PRATT & WHITNEY plans to ship axisymmetric thrust-vectoring nozzles for a McDonnell Douglas (MDC) F-15 to Edwards AFB, California, at the end of this month. A pitch/yaw balanced-beam nozzle (PYBBN) will be installed on each of the F-15's P&W F100-229 engines for flight-testing scheduled to begin in May.

The nozzles will be fitted to the former F-15B short take-off and landing/manoeuvre technology demonstrator under the advanced control technology for integrated vehicles (ACTIVE) programme run by NASA, the US Air Force, MDC and P&W. The year-long effort will explore the benefits of thrust vectoring for cruise optimisation, says P&W PYBBN programme manager Roger Bursey.

The ACTIVE project is a follow-on to the 135h multi-axis thrust-vectoring (MATV) flight-test programme, which was completed in March 1994 using a Lockheed F-16 temporarily equipped with a General Electric axisymmetric-vectoring engine nozzle. The P&W nozzles will remain on the ACTIVE F-15 following completion of the planned flight-tests, Bursey says.

P&W says that the fail-safe, dual-redundant, actuation system used on the nozzle will allow unrestricted flight-testing. The F-16 flight envelope was limited for MATV testing.
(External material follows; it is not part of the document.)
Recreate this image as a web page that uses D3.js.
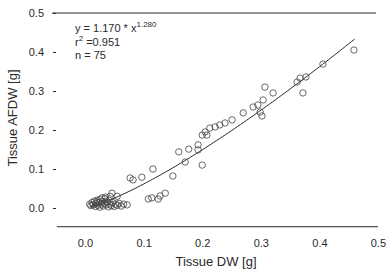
<!DOCTYPE html>
<html><head><meta charset="utf-8">
<script src="https://cdn.jsdelivr.net/npm/d3@7"></script>
<style>
html,body{margin:0;padding:0;background:#fff;}
svg{display:block;font-family:"Liberation Sans",Arial,sans-serif;}
</style></head>
<body><svg id="c" width="390" height="271"></svg>
<script>
const xTicks = [0.0, 0.1, 0.2, 0.3, 0.4, 0.5];
const yTicks = [0.0, 0.1, 0.2, 0.3, 0.4, 0.5];
const xLabel = "Tissue DW [g]";
const yLabel = "Tissue AFDW [g]";
const fitA = 1.170, fitB = 1.280, r2 = "0.951", nObs = 75;
const dwValues = [
 0.008,0.010,0.012,0.014,0.016,0.018,0.019,0.021,0.022,0.024,0.025,0.026,0.028,0.030,0.031,0.033,0.034,0.036,0.038,0.040,
 0.041,0.043,0.045,0.047,0.050,0.052,0.055,0.058,0.062,0.066,0.072,0.046,0.043,0.035,0.055,0.020,0.029,
 0.108,0.114,0.125,0.128,0.137,
 0.077,0.082,0.097,0.116,0.150,0.160,0.177,0.193,0.171,0.200,0.193,0.200,0.205,0.208,0.213,0.222,0.230,0.239,0.251,
 0.270,0.287,0.295,0.304,0.299,0.302,0.307,0.321,0.362,0.367,0.377,0.372,0.406,0.459
];
const afdwValues = [
 0.010,0.006,0.014,0.008,0.018,0.004,0.011,0.020,0.007,0.014,0.002,0.022,0.010,0.017,0.005,0.012,0.024,0.008,0.015,0.003,
 0.020,0.010,0.006,0.014,0.004,0.010,0.007,0.012,0.005,0.010,0.008,0.038,0.030,0.028,0.030,0.015,0.026,
 0.023,0.026,0.023,0.031,0.038,
 0.077,0.072,0.079,0.100,0.082,0.144,0.151,0.149,0.118,0.110,0.162,0.187,0.195,0.187,0.205,0.208,0.213,0.218,0.226,
 0.244,0.259,0.264,0.277,0.246,0.236,0.310,0.295,0.323,0.333,0.336,0.295,0.369,0.405
];
const curveX = d3.range(0.01, 0.4601, 0.005);

const svg = d3.select("#c");
const x = d3.scaleLinear().domain([0, 0.5]).range([85, 378]);
const y = d3.scaleLinear().domain([0, 0.5]).range([208, 13]);
const ink = "#2a2a2a";

// frame lines
svg.append("line").attr("x1", 52).attr("x2", 376).attr("y1", y(0.5)).attr("y2", y(0.5))
  .attr("stroke", ink).attr("stroke-width", 1);
svg.append("line").attr("x1", x(-0.048)).attr("x2", x(0.5)).attr("y1", y(-0.048)).attr("y2", y(-0.048))
  .attr("stroke", ink).attr("stroke-width", 1);

// y axis
const ya = svg.append("g").attr("transform", "translate(56,0)")
  .call(d3.axisLeft(y).tickValues(yTicks).tickFormat(d3.format(".1f")).tickSize(3).tickPadding(9));
ya.select(".domain").remove();
ya.selectAll("line").attr("stroke", ink);
ya.selectAll("text").attr("fill", ink).style("font-size", "11px").style("font-family", "'Liberation Sans',Arial,sans-serif");

// x axis
const xa = svg.append("g").attr("transform", `translate(0,${y(-0.048)})`)
  .call(d3.axisBottom(x).tickValues(xTicks).tickFormat(d3.format(".1f")).tickSize(0).tickPadding(12));
xa.select(".domain").remove();
xa.selectAll("text").attr("fill", ink).style("font-size", "11px").style("font-family", "'Liberation Sans',Arial,sans-serif");

// axis titles
svg.append("text").attr("x", 216).attr("y", 266).attr("text-anchor", "middle")
  .attr("fill", ink).style("font-size", "13px").text(xLabel);
svg.append("text").attr("transform", "translate(17,118) rotate(-90)").attr("text-anchor", "middle")
  .attr("fill", ink).style("font-size", "13px").text(yLabel);

// fit curve
const line = d3.line().x(d => x(d)).y(d => y(fitA * Math.pow(d, fitB)));
svg.append("path").datum(curveX).attr("d", line).attr("fill", "none")
  .attr("stroke", ink).attr("stroke-width", 1);

// points
svg.append("g").selectAll("circle").data(dwValues.map((d, i) => [d, afdwValues[i]])).join("circle")
  .attr("cx", d => x(d[0])).attr("cy", d => y(d[1])).attr("r", 3.2)
  .attr("fill", "none").attr("stroke", "#444").attr("stroke-width", 0.8);

// annotation
const ann = svg.append("g").attr("fill", ink).style("font-size", "11px");
const t1 = ann.append("text").attr("x", 75).attr("y", 32);
t1.append("tspan").text(`y = ${fitA.toFixed(3)} * x`);
t1.append("tspan").attr("dy", -5).style("font-size", "8px").text(fitB.toFixed(3));
const t2 = ann.append("text").attr("x", 75).attr("y", 46);
t2.append("tspan").text("r");
t2.append("tspan").attr("dy", -5).style("font-size", "8px").text("2");
t2.append("tspan").attr("dy", 5).text(" =" + r2);
ann.append("text").attr("x", 75).attr("y", 59).text(`n = ${nObs}`);
</script></body></html>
P&W completed 48h of nozzle ground-testing in December, which included 12h in afterburner and more than 50,000 vectoring cycles. Vectoring was accomplished at up to 120¡/s at maximum power, the company says.

The NF-16D variable stability in-flight simulator test aircraft (VISTA), used for the MATV tests, was delivered to the USAF in January, to replace a variable-stability Lockheed NT-33A. A thrust-vectoring nozzle is to be permanently installed on the GE F110-powered aircraft under a funded upgrade programme which includes a helmet-mounted display and programmable front-cockpit sidestick.

The USAF's Lockheed F-22 will enter service with thrust-vectoring nozzles fitted as standard.